The award was given at a school wide assembly during “inclusion week.”

Let’s break down why this is so gross.

The only notable thing about this friendship is that one of the students has a disability. That is the entire basis for the award.

Thus, what the award is saying is that it’s so unusual and special when a non-disabled person befriends someone with a disability that it’s award-worthy. And why? Because disabled people are harder to be friends with or not considered as worthy of friendship than non-disabled people.

That idea is ridiculous! People with disabilities have lots of qualities that make them great friends, regardless of whether they use wheelchairs, have an intellectual disability, or don’t speak. And, people without disabilities can have qualities that make it challenging to be friends with them, like being racist, bossy, or whiny. We don’t give out awards for being friends with those kids though, do we?

It’s even more harmful that this award is coming from an organization that purports to serve the disability community. Such an organization should be amplifying disabled people’s voices as to why such “inspirational” stories and awards are hurtful, not propagating them themselves.

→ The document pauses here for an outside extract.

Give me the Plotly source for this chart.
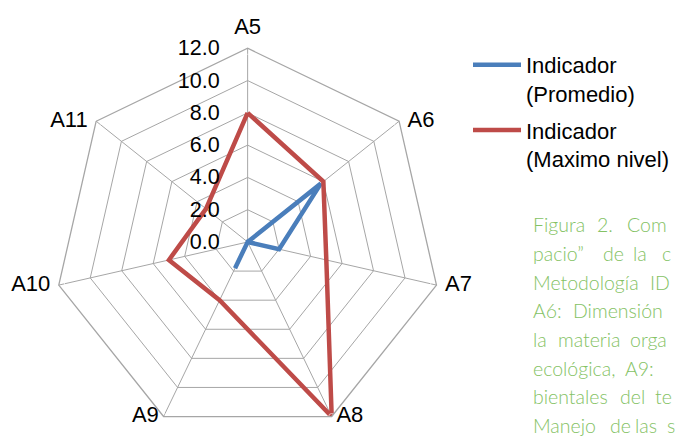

Some of us tried to point this out on Connecting for Kids’ Facebook page, between comments and one mom sharing this article by Ellen Stumbo. In response, the admin deleted the entire post. I’ve waited, but have not seen them address the issue further. So, it appears that instead of engaging the community meaningfully about the concerns over their award, they’re choosing to try to brush this under the rug.

And to be clear, I don’t care about this particular story. Every person involved could be fine with it, but the fact that an award was given is still wrong, especially by a disability-friendly organization.

Please join me in calling out these sorts of things when you see them and, if you feel so moved, in asking Connecting for Kids to cease giving this award in the future.

Brothers
Two of my kids with disabilities who, upon being asked how they would feel if their friends got an award just for being friends with them, were first incredulous at the idea and then disgusted.